Road to ML Engineer #30 - Vision Transformers

So far, we have only been discussing attention and transformers in the context of natural language processing and analogous tasks that involve sequential data. However, they can also be applied to computer vision tasks.

Image as Words

One of the challenges of dealing with images is their sheer size. The typical image size we handle in computer vision is 224x224 pixels, with three color channels, totaling approximately 150,000 pixel values. Processing individual pixels as units of input is infeasible for transformers. This is why convolutional neural networks (CNNs), with shared kernels, have dominated computer vision despite the success of transformers in natural language processing.

class Patches(layers.Layer):
    def __init__(self, patch_size, **kwargs):
        super(Patches, self).__init__(**kwargs)
        self.patch_size = patch_size
 
    def call(self, images):
        batch_size = tf.shape(images)[0]
        patches = tf.image.extract_patches(
            images=images,
            sizes=[1, self.patch_size, self.patch_size, 1],
            strides=[1, self.patch_size, self.patch_size, 1],
            rates=[1, 1, 1, 1],
            padding="VALID",
        )
        patch_dims = patches.shape[-1]
        patches = tf.reshape(patches, [batch_size, -1, patch_dims]) # batch_size, patch_num, patch_dims
        return patches

However, Dosovitskiy, A. et al. (2021) proposed that transformers can also be applied to images without relying on CNNs by dividing the image into patches (typically 16x16 pixels) and treating these patches as words. This approach reduces the input size to a manageable amount for transformers (from 150,000 pixels to 588 patches). A simple linear layer can then reduce the dimensionality of each patch from 768 (16×16×3) and create embeddings of appropriate size, retaining as much information as possible.
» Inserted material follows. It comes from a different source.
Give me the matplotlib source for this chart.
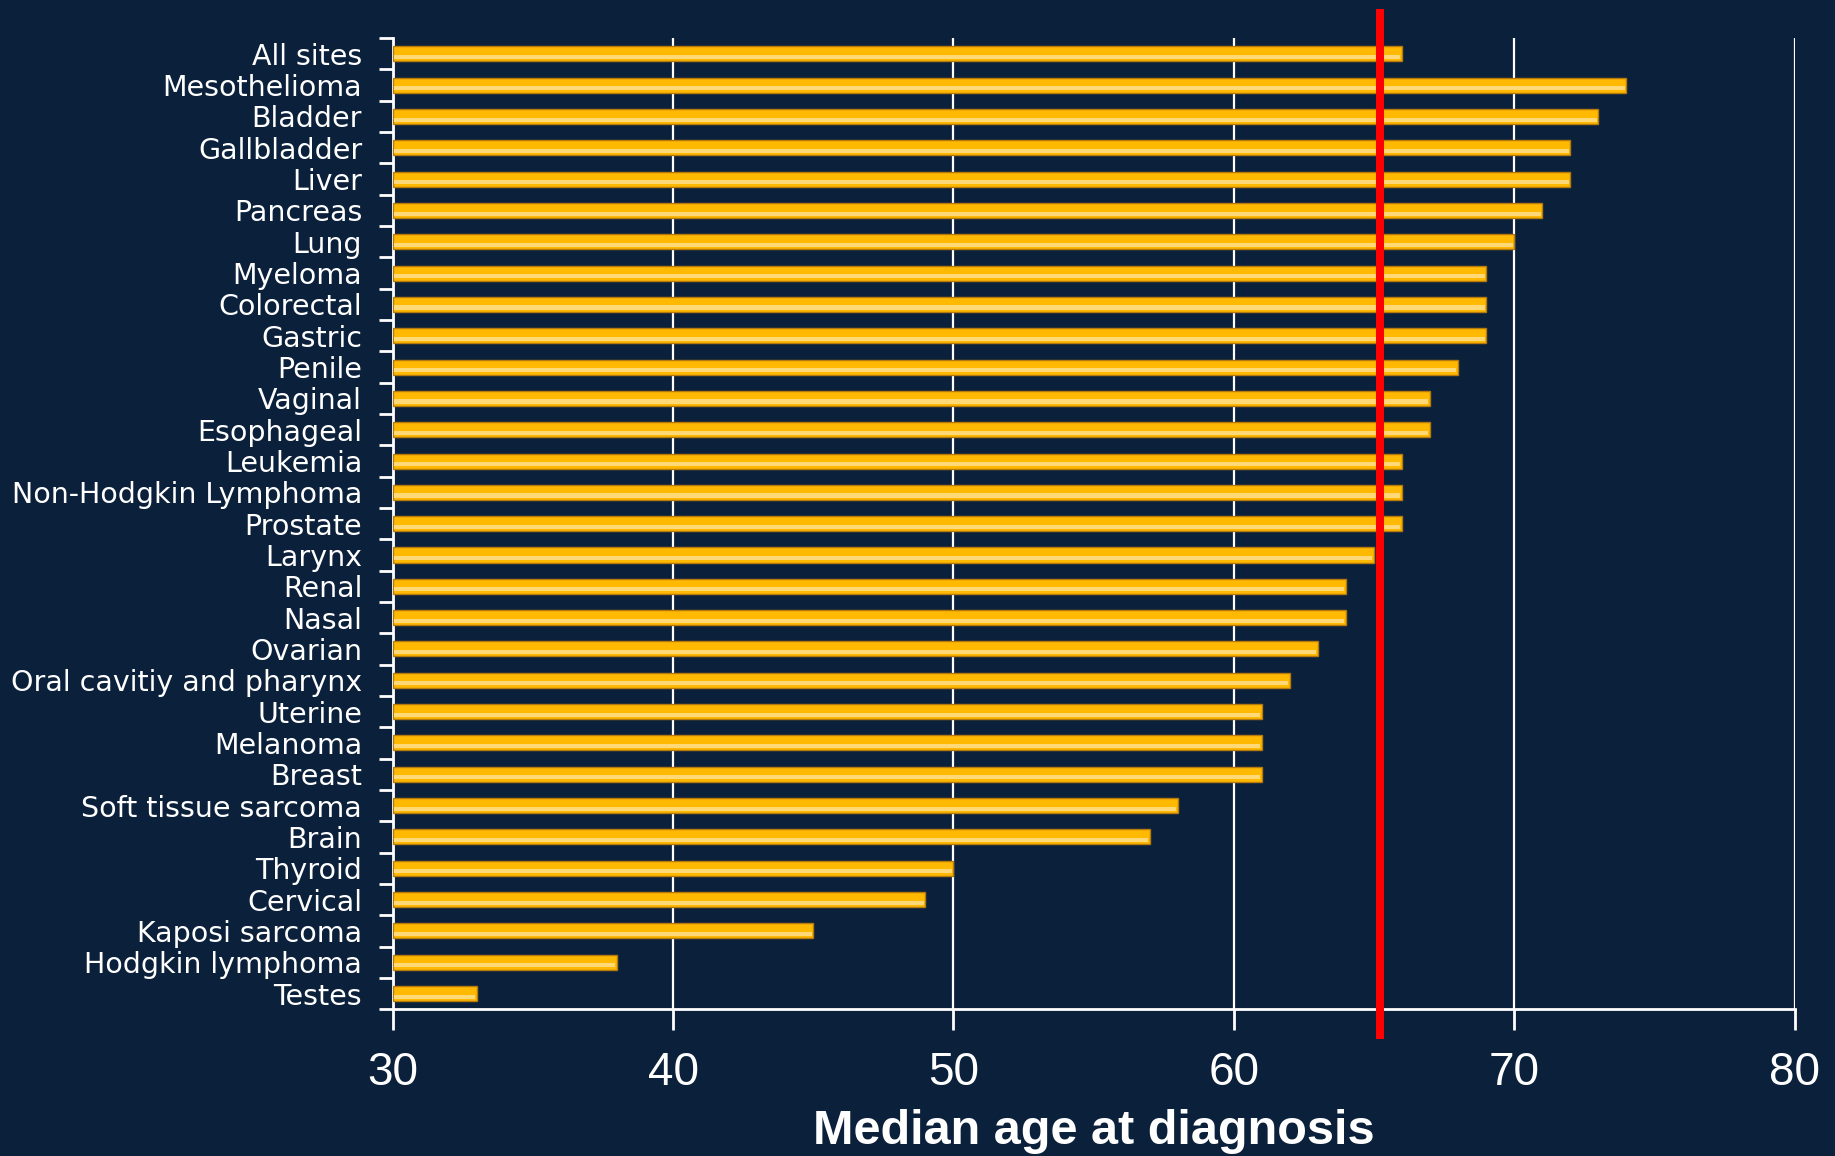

Learnable Positional Embeddings

A significant problem with dividing images into patches is the loss of positional information. Unlike NLP tasks, where positional encoding using sine and cosine waves works well for sequential 1D data with repetitive patterns like sentences, these encodings cannot directly represent spatial positions in 2D images.

To address this, Dosovitskiy et al. (2021) introduced learnable positional embeddings with the same size as the patch embeddings. These embeddings are trained to capture the spatial relationships between patches in 2D images. After training, the positional embeddings successfully represent the appropriate positions of patches in 2D space, demonstrating their effectiveness. With both patch embeddings and positional embeddings prepared, they can be passed to a transformer for computer vision tasks.

Vision Transformers

A notable transformer architecture for image classification is the Vision Transformer (ViT). It consists of a transformer encoder that processes patch embeddings, positional embeddings, and an additional learnable class embedding. This class embedding helps the model classify the image by learning to represent the class information, which corresponds to the output of the class embedding. Below is an illustration of the ViT architecture.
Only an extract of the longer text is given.